● GIVEN TASK:
Leave out the pictures and repeat the rest of the material exactly.

● MATERIAL PROVIDED:
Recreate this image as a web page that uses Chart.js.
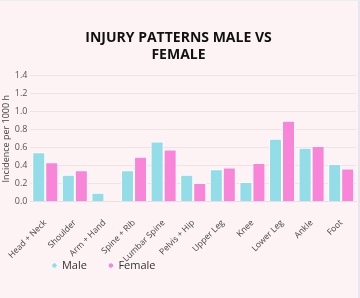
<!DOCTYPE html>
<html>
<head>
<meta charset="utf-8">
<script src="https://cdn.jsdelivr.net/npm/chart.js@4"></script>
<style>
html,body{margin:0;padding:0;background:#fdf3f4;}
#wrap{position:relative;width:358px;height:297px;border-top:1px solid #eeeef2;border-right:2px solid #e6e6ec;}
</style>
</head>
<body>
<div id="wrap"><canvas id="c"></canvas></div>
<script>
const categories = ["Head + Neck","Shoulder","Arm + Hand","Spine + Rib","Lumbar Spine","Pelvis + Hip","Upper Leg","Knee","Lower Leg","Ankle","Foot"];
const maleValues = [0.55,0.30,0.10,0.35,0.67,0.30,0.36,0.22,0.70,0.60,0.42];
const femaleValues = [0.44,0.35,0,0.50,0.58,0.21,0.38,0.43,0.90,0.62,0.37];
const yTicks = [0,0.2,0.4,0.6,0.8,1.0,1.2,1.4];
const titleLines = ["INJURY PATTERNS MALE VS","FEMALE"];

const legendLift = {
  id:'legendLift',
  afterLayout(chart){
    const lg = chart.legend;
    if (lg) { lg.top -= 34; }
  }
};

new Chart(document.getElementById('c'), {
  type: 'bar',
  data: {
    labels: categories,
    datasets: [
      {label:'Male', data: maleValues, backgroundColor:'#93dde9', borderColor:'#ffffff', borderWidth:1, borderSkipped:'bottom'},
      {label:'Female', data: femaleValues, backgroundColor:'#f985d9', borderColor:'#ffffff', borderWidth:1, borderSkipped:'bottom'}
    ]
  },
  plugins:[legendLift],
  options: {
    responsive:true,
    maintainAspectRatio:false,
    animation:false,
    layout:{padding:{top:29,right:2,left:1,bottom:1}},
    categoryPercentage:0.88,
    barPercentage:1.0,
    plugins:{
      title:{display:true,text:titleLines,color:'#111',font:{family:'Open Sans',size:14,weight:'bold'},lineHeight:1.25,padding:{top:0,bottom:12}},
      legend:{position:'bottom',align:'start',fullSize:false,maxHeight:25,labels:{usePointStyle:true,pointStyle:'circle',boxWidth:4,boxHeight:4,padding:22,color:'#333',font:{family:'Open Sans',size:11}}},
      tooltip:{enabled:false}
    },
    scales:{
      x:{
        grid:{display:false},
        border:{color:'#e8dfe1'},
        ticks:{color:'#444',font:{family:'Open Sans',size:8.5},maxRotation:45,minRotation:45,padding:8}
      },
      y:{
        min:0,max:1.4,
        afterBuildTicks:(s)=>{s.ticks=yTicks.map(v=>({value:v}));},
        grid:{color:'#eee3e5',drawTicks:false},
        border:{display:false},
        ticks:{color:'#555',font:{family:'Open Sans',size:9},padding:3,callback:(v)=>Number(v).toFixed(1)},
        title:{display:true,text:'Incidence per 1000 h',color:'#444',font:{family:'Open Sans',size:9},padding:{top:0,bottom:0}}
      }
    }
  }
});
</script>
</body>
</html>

● EXPECTED ANSWER:
Recreate this image as a web page that uses Chart.js.
<!DOCTYPE html>
<html>
<head>
<meta charset="utf-8">
<script src="https://cdn.jsdelivr.net/npm/chart.js@4"></script>
<style>
html,body{margin:0;padding:0;background:#fdf3f4;}
#wrap{position:relative;width:358px;height:297px;border-top:1px solid #eeeef2;border-right:2px solid #e6e6ec;}
</style>
</head>
<body>
<div id="wrap"><canvas id="c"></canvas></div>
<script>
const categories = ["Head + Neck","Shoulder","Arm + Hand","Spine + Rib","Lumbar Spine","Pelvis + Hip","Upper Leg","Knee","Lower Leg","Ankle","Foot"];
const maleValues = [0.55,0.30,0.10,0.35,0.67,0.30,0.36,0.22,0.70,0.60,0.42];
const femaleValues = [0.44,0.35,0,0.50,0.58,0.21,0.38,0.43,0.90,0.62,0.37];
const yTicks = [0,0.2,0.4,0.6,0.8,1.0,1.2,1.4];
const titleLines = ["INJURY PATTERNS MALE VS","FEMALE"];

const legendLift = {
  id:'legendLift',
  afterLayout(chart){
    const lg = chart.legend;
    if (lg) { lg.top -= 34; }
  }
};

new Chart(document.getElementById('c'), {
  type: 'bar',
  data: {
    labels: categories,
    datasets: [
      {label:'Male', data: maleValues, backgroundColor:'#93dde9', borderColor:'#ffffff', borderWidth:1, borderSkipped:'bottom'},
      {label:'Female', data: femaleValues, backgroundColor:'#f985d9', borderColor:'#ffffff', borderWidth:1, borderSkipped:'bottom'}
    ]
  },
  plugins:[legendLift],
  options: {
    responsive:true,
    maintainAspectRatio:false,
    animation:false,
    layout:{padding:{top:29,right:2,left:1,bottom:1}},
    categoryPercentage:0.88,
    barPercentage:1.0,
    plugins:{
      title:{display:true,text:titleLines,color:'#111',font:{family:'Open Sans',size:14,weight:'bold'},lineHeight:1.25,padding:{top:0,bottom:12}},
      legend:{position:'bottom',align:'start',fullSize:false,maxHeight:25,labels:{usePointStyle:true,pointStyle:'circle',boxWidth:4,boxHeight:4,padding:22,color:'#333',font:{family:'Open Sans',size:11}}},
      tooltip:{enabled:false}
    },
    scales:{
      x:{
        grid:{display:false},
        border:{color:'#e8dfe1'},
        ticks:{color:'#444',font:{family:'Open Sans',size:8.5},maxRotation:45,minRotation:45,padding:8}
      },
      y:{
        min:0,max:1.4,
        afterBuildTicks:(s)=>{s.ticks=yTicks.map(v=>({value:v}));},
        grid:{color:'#eee3e5',drawTicks:false},
        border:{display:false},
        ticks:{color:'#555',font:{family:'Open Sans',size:9},padding:3,callback:(v)=>Number(v).toFixed(1)},
        title:{display:true,text:'Incidence per 1000 h',color:'#444',font:{family:'Open Sans',size:9},padding:{top:0,bottom:0}}
      }
    }
  }
});
</script>
</body>
</html>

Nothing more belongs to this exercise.